I was then selected from a large group of hopeful candidates to do a participate in a prestigious Cadet course through Daimler Chrysler, in the motor industry.

My interest in the maritime industry began via my uncle who was involved in the industry, at “Ports in South Africa”.  Via his interest, I was exposed to these incredible, large sea-going vessels and wanted to put what I had learned while completing my degree into practice while working in this faster paced environment. This led me to being employed at a commercial diving company based in Durban, South Africa as a Marketing and Sales Consultant, and my passions was ignited!



I soon identified a gap in the commercial diving market, allowing me to fulfil my goal of owning my own company and putting my degree to the best use. I founded and financed Port of Call Consulting cc in 2009, where we have been offering underwater vessel maintenance in ports around the world ever-since.

The learning experience is ongoing, and I have been fortunate enough to see Port of Call Consulting growing, while also being able to make the necessary changes in the company’s journey, to keep up with our clients’ growing needs for quality service delivery. We maintain our focus on safety and a zero tolerance for bribery and corruption. We wanted to signify this with a number of changes in 2022, including the renewed identity of Port of Call Consulting.



My personal ambition comes from maintaining a strong sense of independence, possibly born from the many school changes I went through at a young age.  I am passionate, persistent and driven to be great at everything I do. I don’t ever want anyone to be able to say that I wouldn’t have something if it wasn’t for them. Everything I have, I have worked for and earned, and I want to pass that onto my daughters one day, while also teaching them that it is ok to ask for help. When people tell me I can’t do something, I have a visceral reflex to say, ‘Yes, I can’.

The shipping industry is a great proving ground, so to speak, because as a woman in a male dominated industry, we get to work alongside men, working together with great service providers to provide our clients with the best service they need. Equally we are working with our clients to keep their vessels performing at optimum performance. I get to excel in a high pressure and demanding environment, and this in turn keeps my ambition well oiled.

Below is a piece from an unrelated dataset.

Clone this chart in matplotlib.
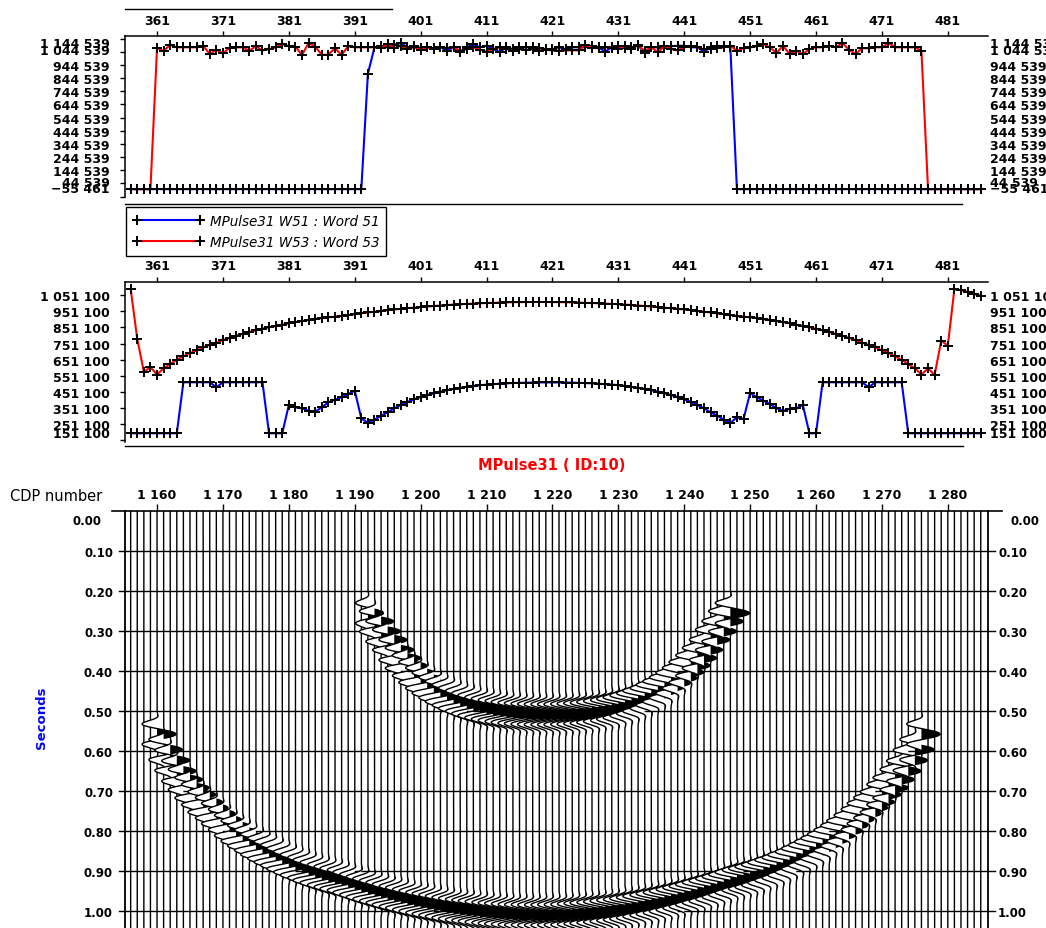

On the physical, tangible side, vessel schedules and weather conditions are always changing. One also has to contend with physical safety, and changing environmental laws within port and countries. The combined result is that not all services are permitted in all ports, and dive team’s might not be available on short notice. However, Port of Call Consulting’s flexibility and vast network means that we can arrange work in many ports worldwide in order to provide a workable solution, fast.

When it comes to non-tangible things like politics and economic, these conditions also play their challenging part.  However, although there have been tough economic trading conditions worldwide in the last few years, there have been many great strides and much noticeable progress achieved in the advancement of women in the maritime sector.

For us South Africans, one of these achievements to be celebrated was the appointment of Ms Nomatemba Tambo as President of the International Maritime Organisation (IMO) General Assembly in 2019, this was a first for both South Africa and for women. Internationally the IMO declared the 18 May as the International Day for Women in Maritime. According to the council “the observance will celebrate women in the industry, promote the recruitment, retention and sustained employment of women in the maritime sector, raise the profile of women in maritime, strengthen IMO’s commitment to Sustainable Development Goal 5 (gender equality) and support work to address the current gender imbalance in maritime.” As a proud WISTA South Africa member I certainly celebrate the IMO’s goals as well as the initiatives like “Women in Shipping” and “Women in Maritime”.

I have also personally found the industry to be increasingly inclusive and some of my clients are pleasantly surprised when they realise that they have been dealing with a female on very complex technical underwater jobs.

I am Nicola Willmott, female business owner, Port of Call Consulting cc.